- **GOAL**: Output the full material exactly as it appears here.

- **GIVEN DATA**:
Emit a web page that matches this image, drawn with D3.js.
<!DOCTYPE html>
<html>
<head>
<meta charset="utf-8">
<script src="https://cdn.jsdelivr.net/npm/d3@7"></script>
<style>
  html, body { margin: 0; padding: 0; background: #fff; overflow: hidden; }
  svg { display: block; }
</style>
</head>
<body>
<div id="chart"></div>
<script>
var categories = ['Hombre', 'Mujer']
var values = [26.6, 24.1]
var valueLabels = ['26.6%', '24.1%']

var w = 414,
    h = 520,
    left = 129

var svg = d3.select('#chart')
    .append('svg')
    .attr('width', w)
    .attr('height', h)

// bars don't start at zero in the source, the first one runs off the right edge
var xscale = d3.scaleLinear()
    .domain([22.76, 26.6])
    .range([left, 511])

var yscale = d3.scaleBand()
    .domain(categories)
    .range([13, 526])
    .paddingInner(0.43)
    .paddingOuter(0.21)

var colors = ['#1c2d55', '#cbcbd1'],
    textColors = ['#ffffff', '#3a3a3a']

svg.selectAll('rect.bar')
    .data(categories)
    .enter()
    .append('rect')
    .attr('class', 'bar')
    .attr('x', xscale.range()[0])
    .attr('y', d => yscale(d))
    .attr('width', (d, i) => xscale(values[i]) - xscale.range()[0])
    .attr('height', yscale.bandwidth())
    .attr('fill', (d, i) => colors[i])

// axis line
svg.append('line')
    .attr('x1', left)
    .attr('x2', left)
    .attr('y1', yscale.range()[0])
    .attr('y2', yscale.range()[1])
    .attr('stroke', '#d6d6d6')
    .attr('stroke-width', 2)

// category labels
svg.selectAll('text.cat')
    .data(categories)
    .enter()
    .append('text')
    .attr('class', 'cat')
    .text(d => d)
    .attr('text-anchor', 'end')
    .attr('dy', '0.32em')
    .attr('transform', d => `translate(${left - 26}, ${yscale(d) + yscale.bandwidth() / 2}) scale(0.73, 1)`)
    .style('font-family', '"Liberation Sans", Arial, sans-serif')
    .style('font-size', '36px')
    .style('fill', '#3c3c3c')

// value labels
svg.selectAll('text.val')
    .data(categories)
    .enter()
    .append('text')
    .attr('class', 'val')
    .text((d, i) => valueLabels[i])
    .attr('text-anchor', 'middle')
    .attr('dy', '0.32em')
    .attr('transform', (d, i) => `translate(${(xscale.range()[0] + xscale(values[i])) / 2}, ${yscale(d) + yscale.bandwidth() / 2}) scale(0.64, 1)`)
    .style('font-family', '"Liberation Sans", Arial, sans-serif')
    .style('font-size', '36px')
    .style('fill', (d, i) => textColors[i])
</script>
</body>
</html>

- **RESULT OF THE TASK**:
Emit a web page that matches this image, drawn with D3.js.
<!DOCTYPE html>
<html>
<head>
<meta charset="utf-8">
<script src="https://cdn.jsdelivr.net/npm/d3@7"></script>
<style>
  html, body { margin: 0; padding: 0; background: #fff; overflow: hidden; }
  svg { display: block; }
</style>
</head>
<body>
<div id="chart"></div>
<script>
var categories = ['Hombre', 'Mujer']
var values = [26.6, 24.1]
var valueLabels = ['26.6%', '24.1%']

var w = 414,
    h = 520,
    left = 129

var svg = d3.select('#chart')
    .append('svg')
    .attr('width', w)
    .attr('height', h)

// bars don't start at zero in the source, the first one runs off the right edge
var xscale = d3.scaleLinear()
    .domain([22.76, 26.6])
    .range([left, 511])

var yscale = d3.scaleBand()
    .domain(categories)
    .range([13, 526])
    .paddingInner(0.43)
    .paddingOuter(0.21)

var colors = ['#1c2d55', '#cbcbd1'],
    textColors = ['#ffffff', '#3a3a3a']

svg.selectAll('rect.bar')
    .data(categories)
    .enter()
    .append('rect')
    .attr('class', 'bar')
    .attr('x', xscale.range()[0])
    .attr('y', d => yscale(d))
    .attr('width', (d, i) => xscale(values[i]) - xscale.range()[0])
    .attr('height', yscale.bandwidth())
    .attr('fill', (d, i) => colors[i])

// axis line
svg.append('line')
    .attr('x1', left)
    .attr('x2', left)
    .attr('y1', yscale.range()[0])
    .attr('y2', yscale.range()[1])
    .attr('stroke', '#d6d6d6')
    .attr('stroke-width', 2)

// category labels
svg.selectAll('text.cat')
    .data(categories)
    .enter()
    .append('text')
    .attr('class', 'cat')
    .text(d => d)
    .attr('text-anchor', 'end')
    .attr('dy', '0.32em')
    .attr('transform', d => `translate(${left - 26}, ${yscale(d) + yscale.bandwidth() / 2}) scale(0.73, 1)`)
    .style('font-family', '"Liberation Sans", Arial, sans-serif')
    .style('font-size', '36px')
    .style('fill', '#3c3c3c')

// value labels
svg.selectAll('text.val')
    .data(categories)
    .enter()
    .append('text')
    .attr('class', 'val')
    .text((d, i) => valueLabels[i])
    .attr('text-anchor', 'middle')
    .attr('dy', '0.32em')
    .attr('transform', (d, i) => `translate(${(xscale.range()[0] + xscale(values[i])) / 2}, ${yscale(d) + yscale.bandwidth() / 2}) scale(0.64, 1)`)
    .style('font-family', '"Liberation Sans", Arial, sans-serif')
    .style('font-size', '36px')
    .style('fill', (d, i) => textColors[i])
</script>
</body>
</html>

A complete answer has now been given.